I’ve been doing my best in recent years to establish my own personal tradition of watching an annual Schwarzenegger film on my birthday, which is how I ended up watching Twins for the first time at the ripe age of 30. As an Arnold showcase, the film did not disappoint (no offense meant to DeVito, who was perfectly amusing as the con artist straight man). Casting the typically meathead-typecast Schwarzenegger as a supergenius was, uh, super genius enough on its own, but the film goes a step further by robbing him of common sense due to an extremely sheltered childhood, so that he’s some kind of an oxymoronic genius-idiot. This leads to a bottomless wealth of classic Schwarzenegger comedy bits, some as simple as watching him eat ice cream, pose with a Rambo poster, or misunderstand idioms in lines like, “Thank you for the cookies. I’m looking forward to tossing them.” The film even works in a reading of his classic Terminator line “I’ll be back,” because of course it does. Arnold’s consistently wonderful screen presence makes Julius an impossibly endearing goof, especially in moments when he butchers the Coasters song “Yakety Yak” in his incredibly thick Austrian accent or when he doesn’t recognize that he’s being shamelessly hit on by a ready-to-pounce Kelly Preston or robbed by violent street toughs. Julius will even go as far as apologizing when said robbery doesn’t go well, explaining of a fallen reprobate who fails to nab his briefcase, “I did nothing. Pavement was his enemy.”

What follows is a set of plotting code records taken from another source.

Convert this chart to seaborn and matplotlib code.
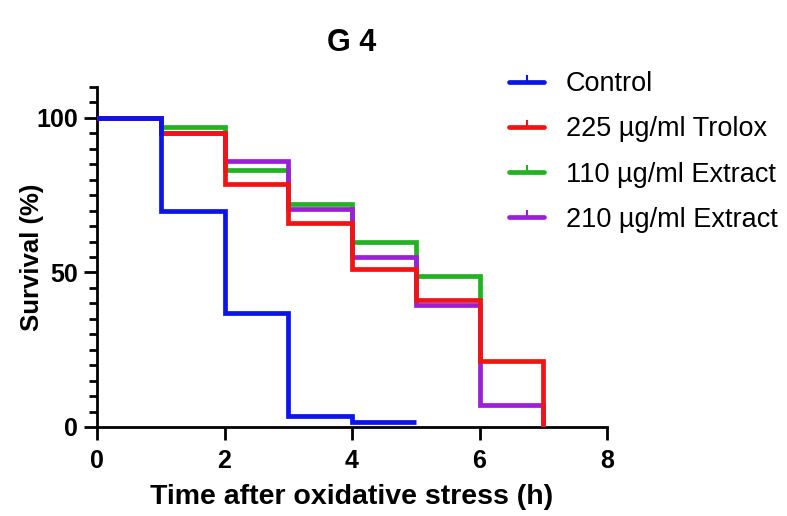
import matplotlib
matplotlib.use("Agg")
import matplotlib.pyplot as plt
from matplotlib.lines import Line2D
from matplotlib.ticker import MultipleLocator
import numpy as np
import pandas as pd
import seaborn as sns

# Survival (%) at the start of each hourly interval after oxidative stress
groups = ["Control", "225 µg/ml Trolox", "110 µg/ml Extract", "210 µg/ml Extract"]
control_time = [0, 1, 2, 3, 4, 5]
control_surv = [100, 70, 37, 3.5, 1.7, 1.7]
trolox_time = [0, 1, 2, 3, 4, 5, 6, 7]
trolox_surv = [100, 95, 78.5, 66, 51, 41, 21.5, 0]
ext110_time = [0, 1, 2, 3, 4, 5, 6]
ext110_surv = [100, 97, 83, 72, 60, 49, 41]
ext210_time = [0, 1, 2, 3, 4, 5, 6, 7]
ext210_surv = [100, 95, 86, 70.5, 55, 39.5, 7, 0]

colors = ["#0A14EB", "#F01414", "#22B322", "#9B1FD6"]

frames = []
for name, t, s in zip(groups,
                      [control_time, trolox_time, ext110_time, ext210_time],
                      [control_surv, trolox_surv, ext110_surv, ext210_surv]):
    frames.append(pd.DataFrame({"time": t, "survival": s, "group": name}))
df = pd.concat(frames, ignore_index=True)

sns.set_style("ticks")
plt.rcParams["font.family"] = ["Liberation Sans", "DejaVu Sans"]
plt.rcParams.update({"text.color": "black", "axes.labelcolor": "black",
                     "xtick.color": "black", "ytick.color": "black"})

fig = plt.figure(figsize=(7.87, 5.16), dpi=100)
ax = fig.add_axes([0.1233, 0.1725, 0.648, 0.659])

sns.lineplot(data=df, x="time", y="survival", hue="group", hue_order=groups,
             palette=colors, estimator=None, sort=False, drawstyle="steps-post",
             linewidth=3.4, legend=False, ax=ax)

# stacking: Trolox above the extracts, control on top
z = {0: 5, 1: 4, 2: 2, 3: 3}
for i, line in enumerate(ax.lines[:4]):
    line.set_zorder(z[i])
    line.set_solid_capstyle("butt")
    line.set_solid_joinstyle("miter")

ax.set_xlim(0, 8)
ax.set_ylim(0, 110)
ax.set_xticks([0, 2, 4, 6, 8])
ax.set_yticks([0, 50, 100])
ax.yaxis.set_minor_locator(MultipleLocator(5))
sns.despine(ax=ax)
for sp in ["left", "bottom"]:
    ax.spines[sp].set_linewidth(2.0)
    ax.spines[sp].set_color("black")
ax.tick_params(axis="both", which="major", length=9.5, width=2.0,
               labelsize=18, color="black")
ax.tick_params(axis="x", which="major", pad=6)
ax.tick_params(axis="y", which="major", pad=4)
ax.tick_params(axis="y", which="minor", length=5.5, width=2.0, color="black")
for lab in ax.get_xticklabels() + ax.get_yticklabels():
    lab.set_fontweight("bold")

ax.set_xlabel("Time after oxidative stress (h)", fontsize=20.5, fontweight="bold",
              labelpad=8)
ax.set_ylabel("Survival (%)", fontsize=18.5, fontweight="bold")
ax.yaxis.set_label_coords(-0.104, 0.5)
ax.set_title("G 4", fontsize=22, fontweight="bold", pad=26)

handles = [Line2D([0], [0], color=c, lw=3.4, marker=2, markersize=5,
                  markeredgewidth=1.5, markeredgecolor=c) for c in colors]
fig.legend(handles, groups, loc="upper left", bbox_to_anchor=(0.647, 0.862),
           frameon=False, fontsize=19.5, handlelength=1.3, handletextpad=0.78,
           labelspacing=0.71, borderpad=0, borderaxespad=0)

fig.savefig("out.png", dpi=100)
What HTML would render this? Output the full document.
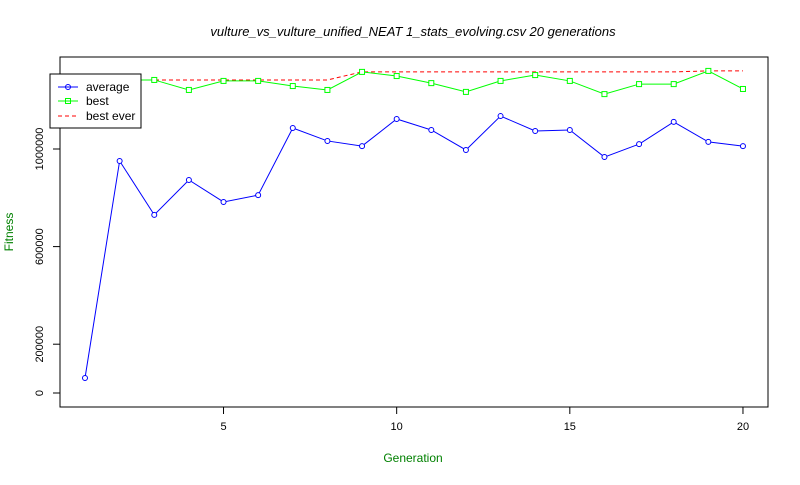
<!DOCTYPE html>
<html><head><style>
body{margin:0;background:#fff;}
svg text{font-family:"Liberation Sans",Arial,sans-serif;}
</style></head><body>
<svg id="chart" width="800" height="480" xmlns="http://www.w3.org/2000/svg">
<rect width="800" height="480" fill="#fff"/>
<text x="413" y="36" text-anchor="middle" font-size="13" font-style="italic">vulture_vs_vulture_unified_NEAT 1_stats_evolving.csv 20 generations</text>
<rect x="60" y="57" width="708" height="350" fill="none" stroke="#000"/>
<text x="413" y="462" text-anchor="middle" font-size="12" fill="#008000">Generation</text>
<text transform="translate(13,232) rotate(-90)" text-anchor="middle" font-size="12" fill="#008000">Fitness</text>
<g id="axes"></g>
<g id="series"></g>
<g>
<rect x="50" y="74" width="91" height="54" fill="#fff" stroke="#000"/>
<line x1="58" y1="87" x2="78" y2="87" stroke="#0000ff"/><circle cx="68" cy="87" r="2.5" fill="none" stroke="#0000ff"/>
<text x="86" y="91" font-size="12">average</text>
<line x1="58" y1="101" x2="78" y2="101" stroke="#00ff00"/><rect x="65.5" y="98.5" width="5" height="5" fill="none" stroke="#00ff00"/>
<text x="86" y="105" font-size="12">best</text>
<line x1="58" y1="116" x2="78" y2="116" stroke="#ff0000" stroke-dasharray="4,3"/>
<text x="86" y="120" font-size="12">best ever</text>
</g>
</svg>
<script>
const generations=[1,2,3,4,5,6,7,8,9,10,11,12,13,14,15,16,17,18,19,20];
const averageValues=[61500,951000,730000,873000,783000,811000,1086000,1033000,1012000,1123000,1078000,996000,1135000,1074000,1078000,967000,1020000,1111000,1029000,1012000];
const bestValues=[1240000,1283000,1283000,1242000,1279000,1279000,1258000,1242000,1316000,1299000,1270000,1234000,1279000,1303000,1279000,1225000,1266000,1266000,1320000,1246000];
const bestEverValues=[1283000,1283000,1283000,1283000,1283000,1283000,1283000,1283000,1316000,1316000,1316000,1316000,1316000,1316000,1316000,1316000,1316000,1316000,1320000,1320000];
const xTicks=[5,10,15,20];
const yTicks=[0,200000,600000,1000000];
const yTickLabels=["0","200000","600000","1000000"];
const X=g=>85+(g-1)*34.63;
const Y=v=>393-v*0.000244;
const NS="http://www.w3.org/2000/svg";
function mk(tag,attrs,parent){const e=document.createElementNS(NS,tag);for(const k in attrs)e.setAttribute(k,attrs[k]);parent.appendChild(e);return e;}
const axes=document.getElementById('axes'),ser=document.getElementById('series');
xTicks.forEach(t=>{
 const l=mk('line',{x1:X(t),x2:X(t),y1:407,y2:414,stroke:'#000'},axes);
 
 
 const tx=mk('text',{x:X(t),y:430,'text-anchor':'middle','font-size':11},axes);tx.textContent=t;
 
 
});
yTicks.forEach((t,i)=>{
 const l=mk('line',{x1:53,x2:60,y1:Y(t),y2:Y(t),stroke:'#000'},axes);
 
 
 const tx=mk('text',{transform:`translate(43,${Y(t)}) rotate(-90)`,'text-anchor':'middle','font-size':11},axes);tx.textContent=yTickLabels[i];
 
 
});
function pts(vals){return vals.map((v,i)=>X(generations[i])+','+Y(v)).join(' ');}
const be=mk('polyline',{points:pts(bestEverValues),fill:'none',stroke:'#ff0000','stroke-dasharray':'4,3'},ser);


const bl=mk('polyline',{points:pts(bestValues),fill:'none',stroke:'#00ff00'},ser);


bestValues.forEach((v,i)=>{
 const r=mk('rect',{x:X(generations[i])-2.5,y:Y(v)-2.5,width:5,height:5,fill:'#fff',stroke:'#00ff00'},ser);
 
 
});
const al=mk('polyline',{points:pts(averageValues),fill:'none',stroke:'#0000ff'},ser);


averageValues.forEach((v,i)=>{
 const c=mk('circle',{cx:X(generations[i]),cy:Y(v),r:2.5,fill:'#fff',stroke:'#0000ff'},ser);
 
 
});
</script>
</body></html>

Arnold had already halfheartedly tried his hand at comedy in his narrative film debut Hercules in New York, but that work is more unintentionally funny than anything & uses the bodybuilder exclusively for the size of his pecs, not his impeccable sense of comedic timing. Twins is where Schwarzenegger truly found his comedic voice and it arrived in a perfect moment for him to bounce that voice off his mismatched twin DeVito & a hilariously dated onslaught of cheesy 80s fashion & pop music trash. It seems that this good will won’t be forever buried in the oversized suit jackets & greasy ponytails of the past either. Just as Paul Feig was allowed to “ruin” childhoods in his recent remake of Ivan Reitman’s crown jewel, Ghostbusters, Reitman himself is attempting to revive the Twins property for a modern audience in an announced, decades-late sequel titled Triplets. The premise of Triplets would bring back Schwarzenegger & DeVito as Julius & Vincent, bowling them over with the discovery that they actually share a birthday with a third brother/wombmate, played by none other than Eddie Murphy. It’s a plot twist that makes absolutely no goddamn sense for so, so many reasons, but that didn’t stop the original Twins from being thoroughly delightful & I’m more than ready for Arnold to make a comeback to his comedy career, so I say bring it on. As long as the film ends with the line “I just can’t get over how alike they are,” I’m sure I’ll be happy.